February 1, 2007

Oscar the brave

Katy says: This note from Spain's EFE news service is sure to make some waves. Costa Rican President and Nobel Peace Prize winner Oscar Arias made an unusually bold, scathing assessment of Chávez, chavismo and the hemisphere's current ideological battles.

Here is the translation:
Costa Rican President Oscar Arias said today that the new special powers given by the Venezuelan Congress (sic) to President Hugo Chavez constitute “a negation of democracy.”
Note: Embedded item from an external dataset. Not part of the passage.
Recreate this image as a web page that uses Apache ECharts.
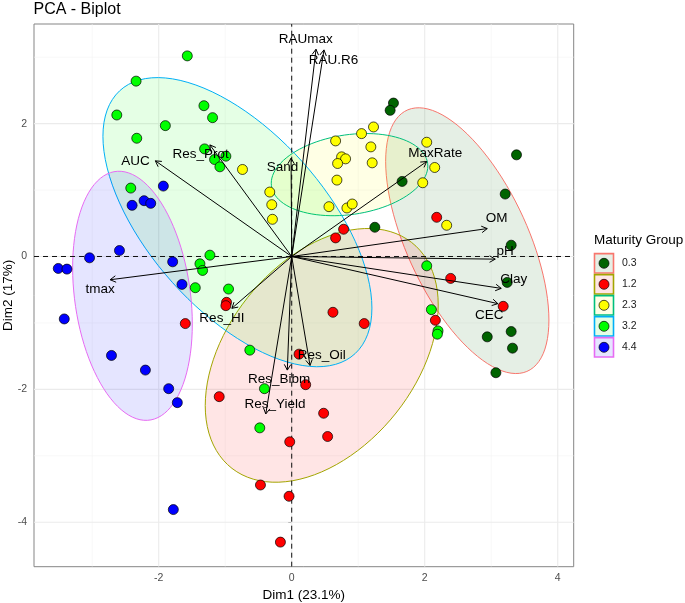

“There is a simple difference between a dictator and a democrat: if the democrat has no opposition, it’s his job to create it, but the dream of the dictator is to eliminate all opposition”, said the Head of State and winner of the 1987 Nobel Peace Prize in an interview with Costa Rican radio station Columbia.

Arias criticized that Chavez can now rule by decree for the next 18 months.
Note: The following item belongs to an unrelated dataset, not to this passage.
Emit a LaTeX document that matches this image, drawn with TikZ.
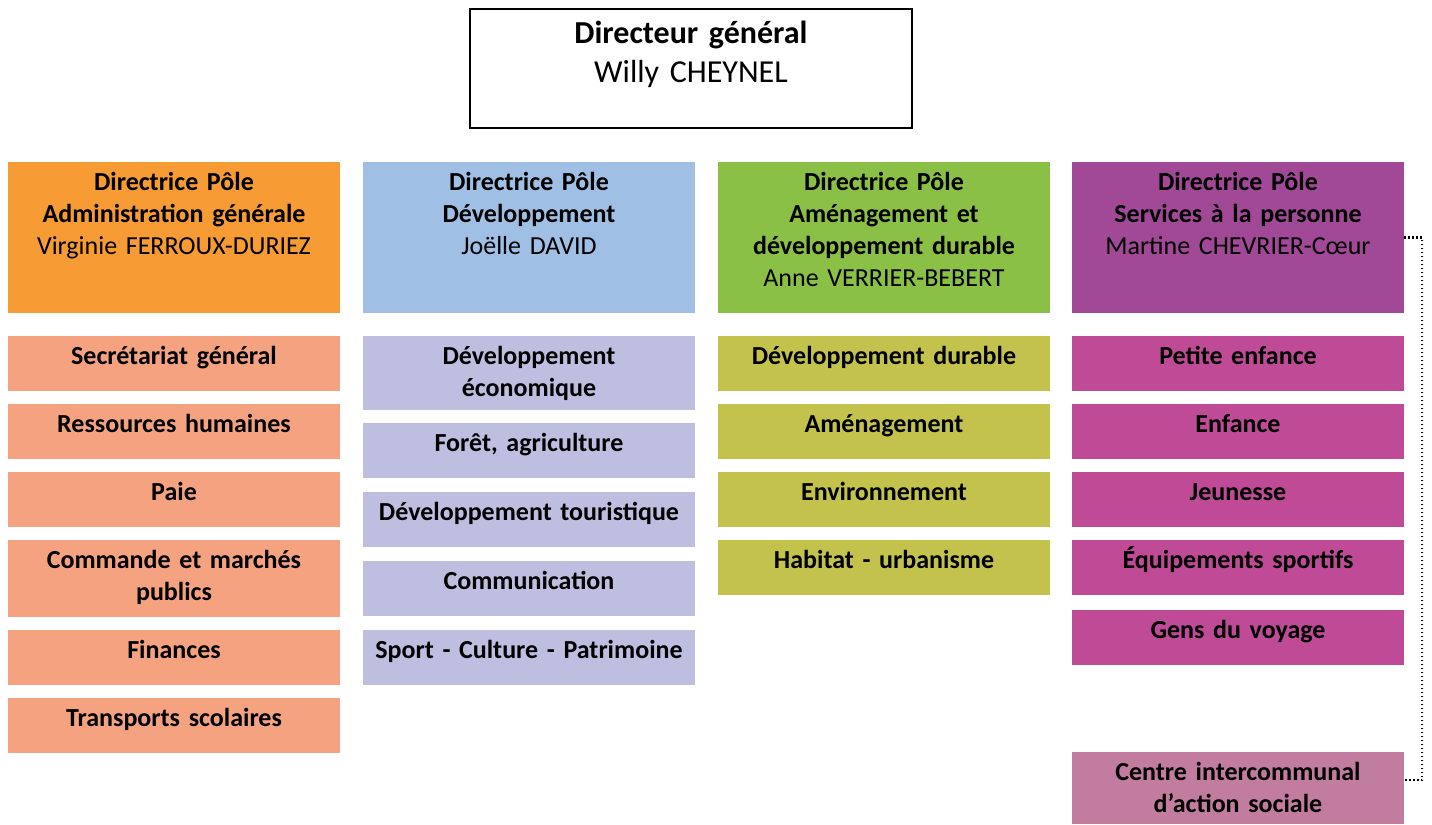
\documentclass[tikz,border=0pt]{standalone}
\usepackage{fontspec}
\setmainfont{Carlito}
\usetikzlibrary{positioning}

\definecolor{adminhead}{RGB}{247,155,52}
\definecolor{adminitem}{RGB}{244,162,128}
\definecolor{devhead}{RGB}{160,191,229}
\definecolor{devitem}{RGB}{190,190,225}
\definecolor{amenhead}{RGB}{138,192,70}
\definecolor{amenitem}{RGB}{194,194,76}
\definecolor{servhead}{RGB}{161,72,150}
\definecolor{servitem}{RGB}{191,74,149}
\definecolor{ciasitem}{RGB}{193,124,160}

\tikzset{
    box/.style = {
        rectangle,
        inner xsep=3pt,
        inner ysep=0pt,
        outer sep=0pt,
        text width=160pt,
        align=center,
        text height=14pt,
        font=\fontsize{13}{16}\selectfont\bfseries,
        },
    boss/.style = {
        box,
        draw=black,
        line width=1pt,
        text width=215pt,
        text height=17pt,
        text depth=42.5pt,
        font=\fontsize{16}{19.5}\selectfont\bfseries,
        },
    pole/.style = {
        box,
        text depth=61.5pt,
        },
    service/.style = {
        box,
        text depth=13.5pt,
        },
    twolines/.style = {
        text depth=23pt,
        },
    link/.style = {
        line width=1.1pt,
        dash pattern=on 0.9pt off 1.1pt,
        },
    node distance = 6.5pt,
}

\begin{document}
\begin{tikzpicture}
            \useasboundingbox (0,0) rectangle (716pt,-412.5pt);

            \node[boss, anchor=north] (dg) at (345.5pt,-4.5pt) {Directeur général\\\textmd{Willy CHEYNEL}};

            % poles
            \node[pole, fill=adminhead, anchor=north west] (admin) at (4pt,-81pt) {Directrice Pôle\\Administration générale\\\textmd{Virginie FERROUX-DURIEZ}};
            \node[pole, fill=devhead, right=11.5pt of admin] (dev) {Directrice Pôle\\Développement\\\textmd{Joëlle DAVID}};
            \node[pole, fill=amenhead, right=11.5pt of dev] (amen) {Directrice Pôle\\Aménagement et\\développement durable\\\textmd{Anne VERRIER-BEBERT}};
            \node[pole, fill=servhead, right=11pt of amen] (serv) {Directrice Pôle\\Services à la personne\\\textmd{Martine CHEVRIER-Cœur}};

            % administration generale
            \node[service, fill=adminitem, below=11.5pt of admin] (secr) {Secrétariat général};
            \node[service, fill=adminitem, below=of secr] (rh) {Ressources humaines};
            \node[service, fill=adminitem, below=of rh] (paie) {Paie};
            \node[service, fill=adminitem, below=of paie, text depth=24.5pt] (marches) {Commande et marchés\\publics};
            \node[service, fill=adminitem, below=of marches] (fin) {Finances};
            \node[service, fill=adminitem, below=of fin] (transp) {Transports scolaires};

            % developpement
            \node[service, fill=devitem, below=11.5pt of dev, twolines] (eco) {Développement\\économique};
            \node[service, fill=devitem, below=of eco] (foret) {Forêt, agriculture};
            \node[service, fill=devitem, below=7pt of foret] (tour) {Développement touristique};
            \node[service, fill=devitem, below=7pt of tour] (comm) {Communication};
            \node[service, fill=devitem, below=7pt of comm] (sport) {Sport - Culture - Patrimoine};

            % amenagement
            \node[service, fill=amenitem, below=11.5pt of amen] (durable) {Développement durable};
            \node[service, fill=amenitem, below=of durable] (amenag) {Aménagement};
            \node[service, fill=amenitem, below=of amenag] (env) {Environnement};
            \node[service, fill=amenitem, below=of env] (habitat) {Habitat - urbanisme};

            % services a la personne
            \node[service, fill=servitem, below=11.5pt of serv] (petite) {Petite enfance};
            \node[service, fill=servitem, below=of petite] (enfance) {Enfance};
            \node[service, fill=servitem, below=of enfance] (jeun) {Jeunesse};
            \node[service, fill=servitem, below=of jeun] (equip) {Équipements sportifs};
            \node[service, fill=servitem, below=7.5pt of equip] (gens) {Gens du voyage};
            \node[service, fill=ciasitem, below=43.5pt of gens, text depth=22pt] (cias) {Centre intercommunal\\d’action sociale};

            \draw[link] (serv.east) -- ++(9pt,0) |- ([yshift=4pt]cias.east);
        \end{tikzpicture}
\end{document}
For a dictator, he said, “the most important thing is not to have opposition but to have absolute power. A democrat believes only power stops power and, therefore, believes there has to be a division of powers, because society works better with those checks and balances.”

Arias said that “we’ve had a revolt in South America in the last few years” because the continent is in a period where “the strongman system, caudillismo, and populism, Latin American diseases inherent to our culture, our history and our essence,” are “back in vogue.”
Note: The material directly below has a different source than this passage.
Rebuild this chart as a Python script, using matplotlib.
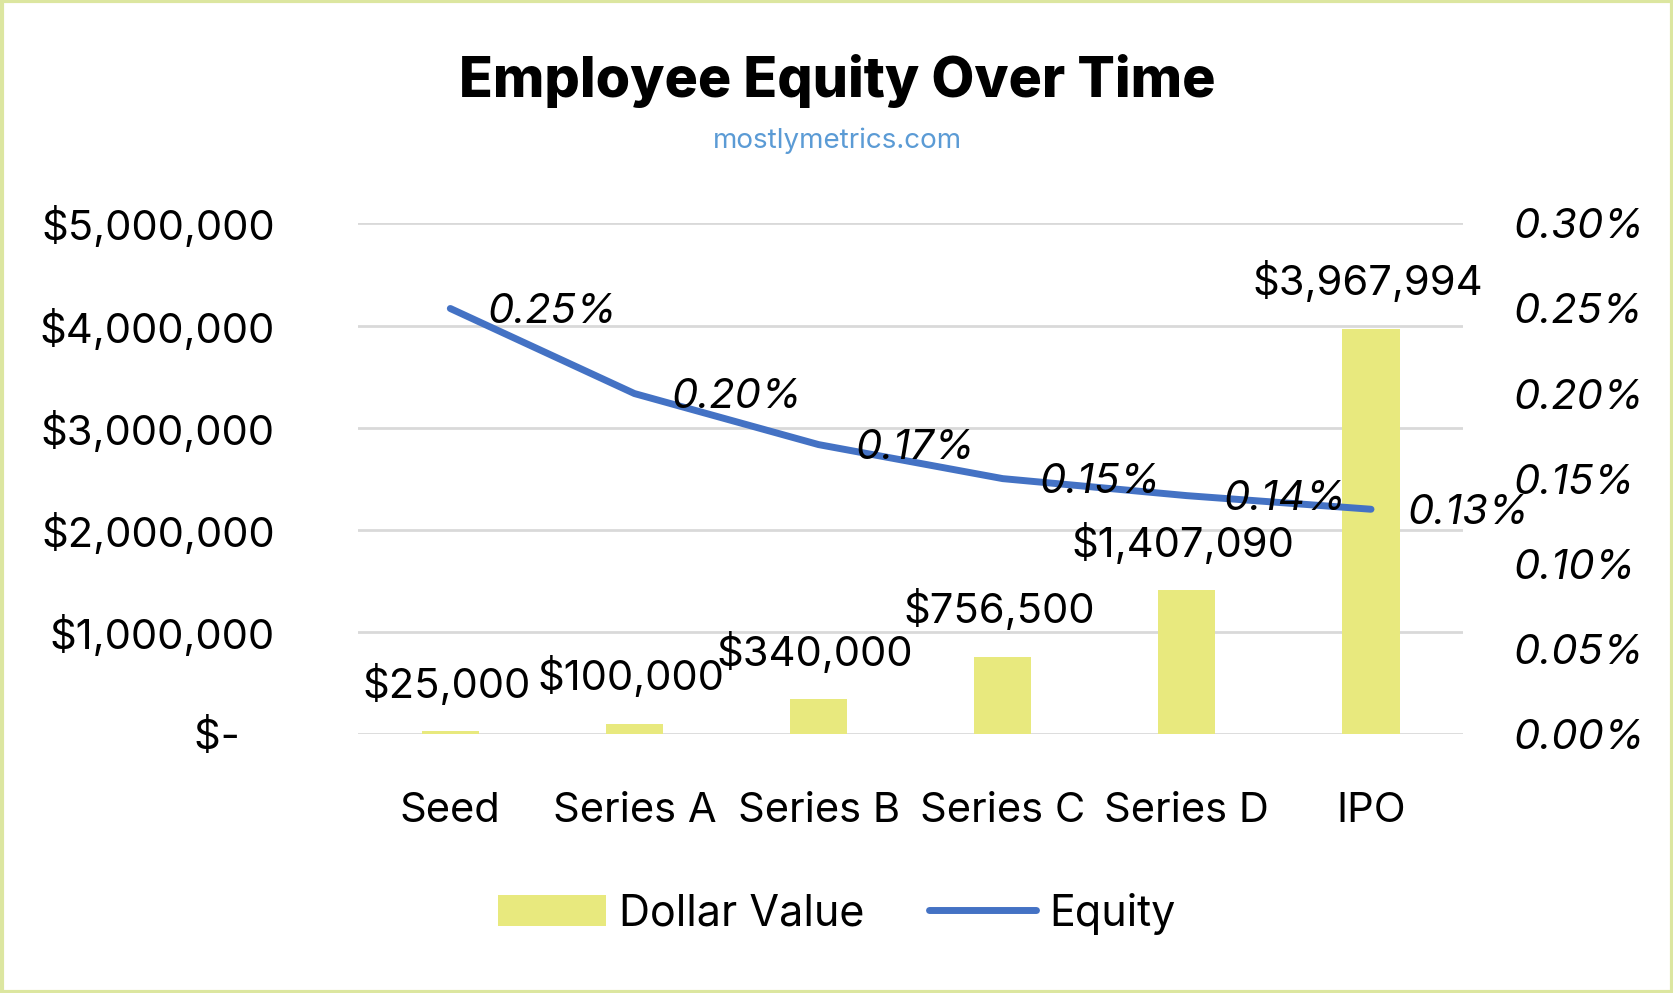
import matplotlib
matplotlib.use("Agg")
import matplotlib.pyplot as plt
from matplotlib.patches import Rectangle
from matplotlib.ticker import FuncFormatter

stages = ["Seed", "Series A", "Series B", "Series C", "Series D", "IPO"]
dollar_value = [25000, 100000, 340000, 756500, 1407090, 3967994]
equity = [0.25, 0.20, 0.17, 0.15, 0.14, 0.132]
equity_labels = ["0.25%", "0.20%", "0.17%", "0.15%", "0.14%", "0.13%"]

plt.rcParams['font.family'] = ['Inter', 'DejaVu Sans']
fig = plt.figure(figsize=(16.74, 9.93), dpi=100)
ax = fig.add_axes([0.214, 0.261, 0.66, 0.514])
ax2 = ax.twinx()

FS = 30
x = list(range(len(stages)))
ax.bar(x, dollar_value, width=0.31, color="#E8E97E", zorder=2, label="Dollar Value")
ax.set_ylim(0, 5000000)
ax.set_xlim(-0.5, 5.5)
ax.set_yticks([0, 1e6, 2e6, 3e6, 4e6, 5e6])
ax.yaxis.set_major_formatter(FuncFormatter(lambda v, p: "$-   " if v == 0 else f"${v:,.0f}"))
ax.grid(axis="y", color="#D9D9D9", linewidth=2, zorder=0)
ax.set_axisbelow(True)
ax.set_xticks(x)
ax.set_xticklabels(stages)
for s in ["top", "right", "left", "bottom"]:
    ax.spines[s].set_visible(False)
    ax2.spines[s].set_visible(False)
ax.tick_params(length=0, labelsize=FS, pad=60)
ax.tick_params(axis="x", pad=42)
for xi, v in zip(x, dollar_value):
    ax.text(xi - 0.02, v + 250000, f"${v:,.0f}", ha="center", va="bottom", fontsize=FS)

ax2.plot(x, equity, color="#4472C4", linewidth=5, zorder=3, label="Equity", solid_capstyle="round")
ax2.set_ylim(0, 0.30)
ax2.set_yticks([0, 0.05, 0.10, 0.15, 0.20, 0.25, 0.30])
ax2.yaxis.set_major_formatter(FuncFormatter(lambda v, p: f"{v:.2f}%"))
ax2.tick_params(length=0, labelsize=FS, pad=36)
for lbl in ax2.get_yticklabels():
    lbl.set_fontstyle("italic")
for xi, v, t in zip(x, equity, equity_labels):
    ax2.text(xi + 0.2, v - 0.002, t, ha="left", va="center", fontsize=FS, style="italic")

fig.text(0.5, 0.918, "Employee Equity Over Time", ha="center", va="center", fontsize=40, fontweight="heavy")
fig.text(0.5, 0.858, "mostlymetrics.com", ha="center", va="center", fontsize=20, color="#5B9BD5")

h1, l1 = ax.get_legend_handles_labels()
h2, l2 = ax2.get_legend_handles_labels()
fig.legend(h1 + h2, l1 + l2, loc="center", bbox_to_anchor=(0.5, 0.08), ncol=2, frameon=False,
           fontsize=31, handlelength=2.5, columnspacing=1.5, handletextpad=0.3)

fig.patches.append(Rectangle((0.001, 0.001), 0.998, 0.998, transform=fig.transFigure,
                             fill=False, edgecolor="#DCE6A0", linewidth=3))
fig.savefig("out.png", dpi=100, facecolor="white")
“The fundamental difference in Latin America is between governments that believe in the need to insert their small economies into the world and those that do not; the latter group can afford to be protectionist and do not believe you need to look for markets, preferring alliances of another sort, such as the alliances between Venezuela and Cuba or Nicaragua and Cuba, that are certainly not commercial in nature,” said the Costa Rican President.

“What can Nicaragua sell to Cuba? Nicaragua can sell much more to the United States, to China or the European Union. I don’t know what this bolivarian alliance is about other than the wish to remain in power permanently, for life if possible ,” said the Costa Rican President.

Arias emphasized that Latin America should follow the road paved by Chile, which has signed more than 50 free trade agreements with countries all over the world, allowing it to become the most developed country in the region.

Mr. Arias said he was not in favor of either the policies of Mr. Chávez nor US President George W. Bush, because his political “preferences” in the US “lie with the Democratic Party.”

“Bush is too much of a warmonger for my taste,” said the President.
Chávez will surely unleash all his verbal and diplomatic demons on the Costa Rican president, but fear not, for mild-mannered Arias has tackled worse thugs before. Arias is the first Latin American head of state to call Chávez a dictator, and for that we applaud him.